Behind the Mask by David Gelber, MD

Tuesday, August 02, 2011

Title: Behind the Mask
Author: David Gelber, MD
Genre: Nonfiction, medical memoir
Publisher: Ruffian Press, 2011
Source: NetGalley

Shows like E.R. and House have captured audiences for years, bringing people into the complex, harried world of the hospital. Gelber, a general surgeon and blogger, demystifies and explicates the inner workings of a surgery (and the surgeons who perform them) in a series of short essays that cover pre, during, and post-surgery, as well as a few humorous sketches thrown in for fun.

I was surprised by how much I enjoyed this book, to be honest. When I saw it on NetGalley several months ago and requested it, I felt like it was something I should read as a future medical professional, but didn't expect to be entertained. I imagined the book would be more like a textbook - I would learn some things, get some good lessons from it, write a review, and move on. However, many of Gelber's sketches piqued my interest and drew me in to the OR, a place I've never considered working, and his humorous chapters at the end of the book had me laughing out loud as I read it on the treadmill.

Dr. Gelber describes the experiences of late-night calls to the hospital, breaking tragic news to patients, getting sprayed by an unclamped blood vessel, and choosing which hair covering to wear before entering the OR with personality and clarity. While I am not the best judge of whether the text was too weighed down with jargon, as I am familiar with most of the terms he used, he seemed very conscientious about explaining various diseases and procedures and also included a glossary at the end of the book. He kept his anecdotes simple and interesting, choosing experiences that were illustrative of the concepts he was trying to explain.

I also appreciated his chapter on nurses, in which he quoted a chauvinistic, albeit talented, surgeon that had been his mentor and had advocated being more specific in medical orders because nurses were supposed to follow orders, not think. Um, excuse me? I was getting a bit riled up until Dr. Gelber explained that he thought this was a chauvinistic approach and that nurses' critical thinking skills were essential in providing the best care to patients. Thank you, Dr. Gelber. He is married to a nurse, and I imagine his wife ascertained from the beginning that her husband didn't view nurses as humble handmaidens scurrying to follow the handsome doctor's command.

There were several grammatical errors in the book, which may have been partially because I was reading an advance copy that had not been edited. They were distracting at times, although I tend to be a bit more forgiving of such things with memoirs - I feel it goes with the territory, whether that is as it should be or not.
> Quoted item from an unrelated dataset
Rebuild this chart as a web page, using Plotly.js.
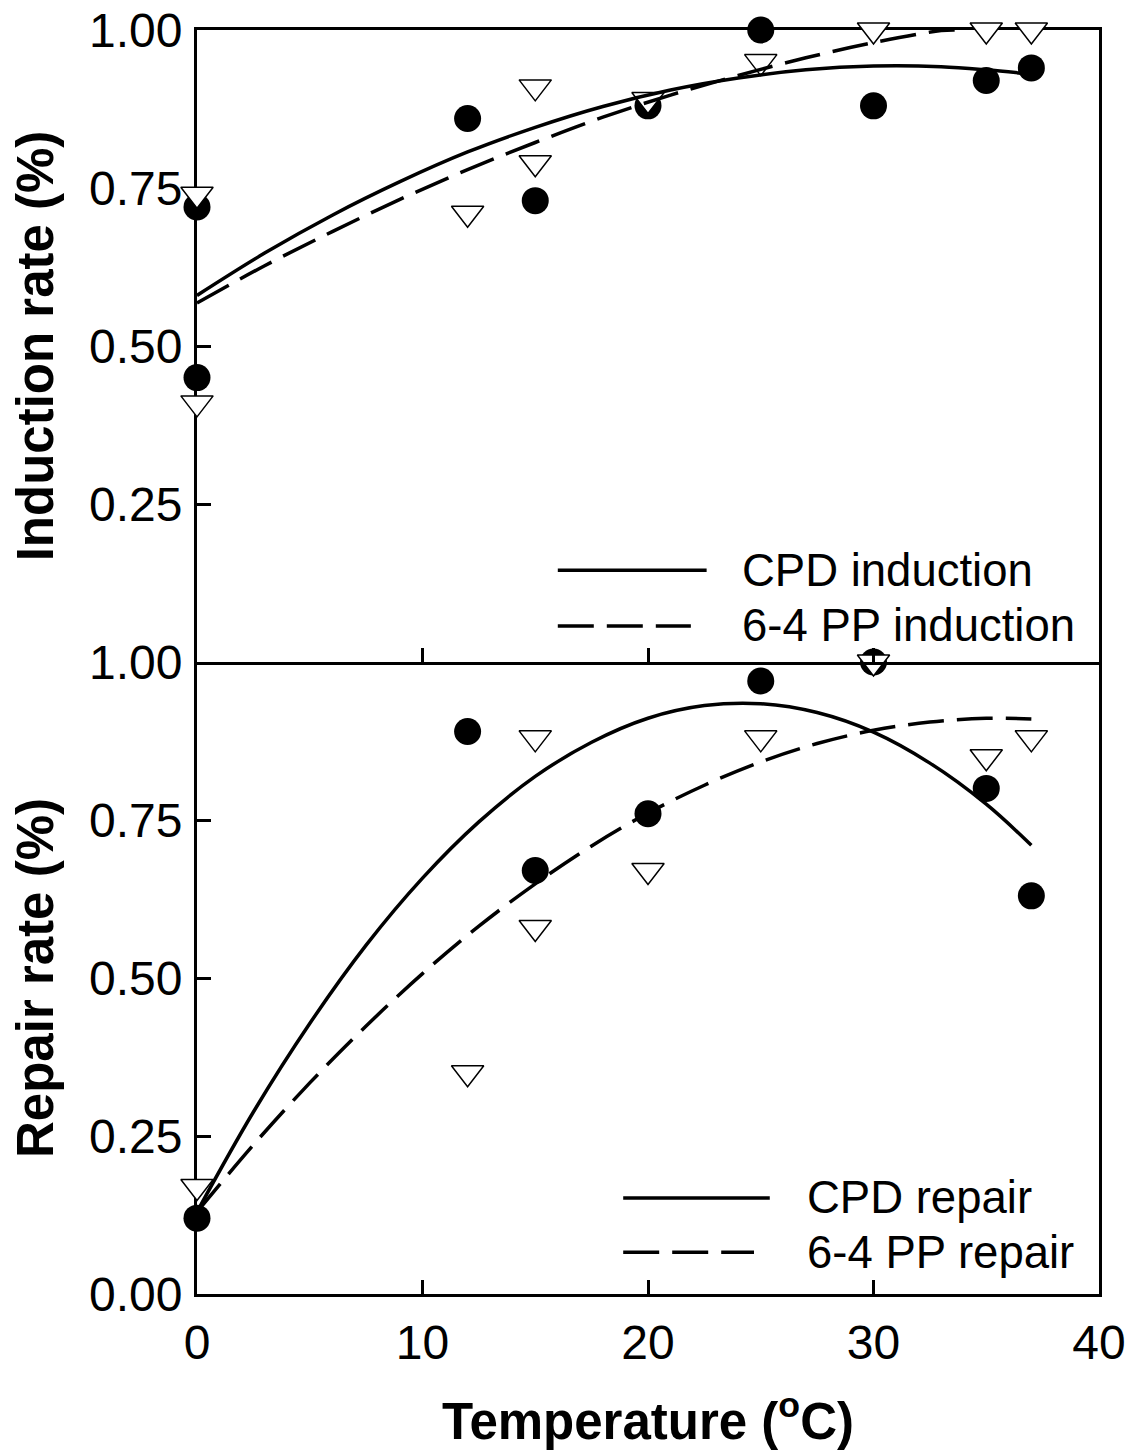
<!DOCTYPE html>
<html>
<head>
<meta charset="utf-8">
<script src="https://cdn.plot.ly/plotly-3.0.1.min.js"></script>
<style>html,body{margin:0;padding:0;background:#fff;}#chart{width:1127px;height:1454px;}</style>
</head>
<body>
<div id="chart"></div>
<script>
// ---- Top panel: induction ----
const cpdIndX = [0, 0, 12, 15, 20, 25, 30, 35, 37];
const cpdIndY = [0.72, 0.45, 0.86, 0.73, 0.88, 1.00, 0.88, 0.92, 0.94];
const ppIndX = [0, 0, 12, 15, 15, 20, 25, 30, 35, 37];
const ppIndY = [0.74, 0.41, 0.71, 0.91, 0.79, 0.89, 0.95, 1.00, 1.00, 1.00];

const cpdIndFitX = [0, 3, 6, 9, 12, 15, 18, 21, 24, 27, 30, 33, 35, 37];
const cpdIndFitY = [0.580, 0.647, 0.707, 0.760, 0.807, 0.846, 0.879, 0.905, 0.924, 0.937, 0.943, 0.942, 0.937, 0.930];
const ppIndFitX = [0, 3, 6, 9, 12, 15, 18, 21, 24, 27, 30, 33, 33.6];
const ppIndFitY = [0.568, 0.627, 0.681, 0.732, 0.779, 0.822, 0.862, 0.897, 0.928, 0.956, 0.980, 0.999, 1.000];

// ---- Bottom panel: repair ----
const cpdRepX = [0, 12, 15, 20, 25, 30, 35, 37];
const cpdRepY = [0.12, 0.89, 0.67, 0.76, 0.97, 1.00, 0.80, 0.63];
const ppRepX = [0, 12, 15, 15, 20, 25, 30, 35, 37];
const ppRepY = [0.17, 0.35, 0.88, 0.58, 0.67, 0.88, 1.00, 0.85, 0.88];

const cpdRepFitX = [0, 2.5, 5, 7.5, 10, 12.5, 15, 17.5, 20, 22.5, 25, 27.5, 30, 32.5, 35, 37];
const cpdRepFitY = [0.130, 0.288, 0.428, 0.552, 0.658, 0.747, 0.819, 0.873, 0.911, 0.931, 0.934, 0.920, 0.889, 0.840, 0.775, 0.710];
const ppRepFitX = [0, 2.5, 5, 7.5, 10, 12.5, 15, 17.5, 20, 22.5, 25, 27.5, 30, 32.5, 35, 37];
const ppRepFitY = [0.130, 0.236, 0.334, 0.424, 0.507, 0.582, 0.649, 0.709, 0.761, 0.805, 0.842, 0.871, 0.892, 0.905, 0.911, 0.910];

const xTicks = [0, 10, 20, 30, 40];
const yTicksTop = [0.25, 0.50, 0.75, 1.00];
const yTicksBottom = [0.00, 0.25, 0.50, 0.75, 1.00];
const legendTop = ['CPD induction', '6-4 PP induction'];
const legendBottom = ['CPD repair', '6-4 PP repair'];

const FONT = 'Liberation Sans, Arial, sans-serif';
const LW = 3.5;
const DASH = '36px,13px';

function circles(x, y, xa, ya) {
  return {x: x, y: y, xaxis: xa, yaxis: ya, type: 'scatter', mode: 'markers', cliponaxis: false,
    showlegend: false, marker: {symbol: 'circle', size: 27, color: '#000', line: {width: 0}}};
}
function triangles(x, y, xa, ya) {
  return {x: x, y: y, xaxis: xa, yaxis: ya, type: 'scatter', mode: 'markers', cliponaxis: false,
    showlegend: false, marker: {symbol: 'triangle-down', size: 28, color: '#fff', line: {width: 1.5, color: '#000'}}};
}
function curve(x, y, xa, ya, dash, name) {
  return {x: x, y: y, xaxis: xa, yaxis: ya, type: 'scatter', mode: 'lines', name: name, showlegend: false,
    line: {color: '#000', width: LW, dash: dash, shape: 'spline'}};
}

const data = [
  circles(cpdIndX, cpdIndY, 'x2', 'y2'),
  triangles(ppIndX, ppIndY, 'x2', 'y2'),
  curve(cpdIndFitX, cpdIndFitY, 'x2', 'y2', 'solid', legendTop[0]),
  curve(ppIndFitX, ppIndFitY, 'x2', 'y2', DASH, legendTop[1]),
  circles(cpdRepX, cpdRepY, 'x', 'y'),
  triangles(ppRepX, ppRepY, 'x', 'y'),
  curve(cpdRepFitX, cpdRepFitY, 'x', 'y', 'solid', legendBottom[0]),
  curve(ppRepFitX, ppRepFitY, 'x', 'y', DASH, legendBottom[1])
];

const axisCommon = {
  showgrid: false, zeroline: false, showline: true, linecolor: '#000', linewidth: 3,
  ticks: 'inside', ticklen: 14, tickwidth: 3, tickcolor: '#000', layer: 'below traces',
  tickfont: {family: FONT, size: 48, color: '#000'}
};
const titleFont = {family: FONT, size: 51, weight: 'bold', color: '#000'};
const legFont = {family: FONT, size: 45.5, color: '#000'};

const layout = {
  width: 1127, height: 1454,
  margin: {l: 197, r: 28, t: 30, b: 160},
  paper_bgcolor: '#fff', plot_bgcolor: '#fff',
  showlegend: false,
  font: {family: FONT, color: '#000'},
  xaxis: Object.assign({}, axisCommon, {
    anchor: 'y', domain: [0, 1], range: [0, 40], tickmode: 'array', tickvals: xTicks,
    ticklabelstandoff: 4,
    title: {text: 'Temperature (<sup>o</sup>C)', font: titleFont, standoff: 36}
  }),
  yaxis: Object.assign({}, axisCommon, {
    anchor: 'x', domain: [0, 0.5], range: [0, 1], tickmode: 'array', tickvals: yTicksBottom, tickformat: '.2f',
    mirror: true, ticklabelstandoff: 2,
    title: {text: 'Repair rate (%)', font: titleFont, standoff: 20}
  }),
  xaxis2: Object.assign({}, axisCommon, {
    anchor: 'y2', domain: [0, 1], range: [0, 40], tickmode: 'array', tickvals: xTicks,
    showticklabels: false, mirror: true
  }),
  yaxis2: Object.assign({}, axisCommon, {
    anchor: 'x2', domain: [0.5, 1], range: [0, 1], tickmode: 'array', tickvals: yTicksTop, tickformat: '.2f',
    mirror: true, ticklabelstandoff: 2,
    title: {text: 'Induction rate (%)', font: titleFont, standoff: 20}
  }),
  shapes: [
    {type: 'line', xref: 'x2', yref: 'y2', x0: 16.0, x1: 22.6, y0: 0.145, y1: 0.145, line: {color: '#000', width: LW}},
    {type: 'line', xref: 'x2', yref: 'y2', x0: 16.0, x1: 21.9, y0: 0.057, y1: 0.057, line: {color: '#000', width: LW, dash: DASH}},
    {type: 'line', xref: 'x', yref: 'y', x0: 18.9, x1: 25.4, y0: 0.152, y1: 0.152, line: {color: '#000', width: LW}},
    {type: 'line', xref: 'x', yref: 'y', x0: 18.9, x1: 24.7, y0: 0.066, y1: 0.066, line: {color: '#000', width: LW, dash: DASH}}
  ],
  annotations: [
    {xref: 'x2', yref: 'y2', x: 24.1, y: 0.145, text: legendTop[0], showarrow: false, xanchor: 'left', yanchor: 'middle', font: legFont},
    {xref: 'x2', yref: 'y2', x: 24.1, y: 0.057, text: legendTop[1], showarrow: false, xanchor: 'left', yanchor: 'middle', font: legFont},
    {xref: 'x', yref: 'y', x: 26.96, y: 0.152, text: legendBottom[0], showarrow: false, xanchor: 'left', yanchor: 'middle', font: legFont},
    {xref: 'x', yref: 'y', x: 26.96, y: 0.066, text: legendBottom[1], showarrow: false, xanchor: 'left', yanchor: 'middle', font: legFont}
  ]
};

Plotly.newPlot('chart', data, layout, {staticPlot: true, displayModeBar: false});
</script>
</body>
</html>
Overall, this was an enjoyable read and a good glimpse into the life of a surgeon. It has a few flaws, but is a good choice for readers who have a strong interest in the subject.

3.25 stars

Warnings: None


  1. Thank you so much for taking the time to review my book. I hope you have a successful career in the medical world. Sorry about the grammar. I think most of the errors are fixed in the final version.

    Dr. Gelber

  2. Dr. Gelber -

    It was a pleasure to read. And I can't imagine writing an entire book without making grammatical errors - I am sure there are many in my post.

  3. I saw this on Netgalley. You make it sound interesting.

    So funny about the hair coverings! Honestly, choosing which hair covering to wear before going into the OR is one of the most stressful things ever. Haha! Surgery and high-risk obstetrics, I can handle with ease. Those awful hair coverings...ugh.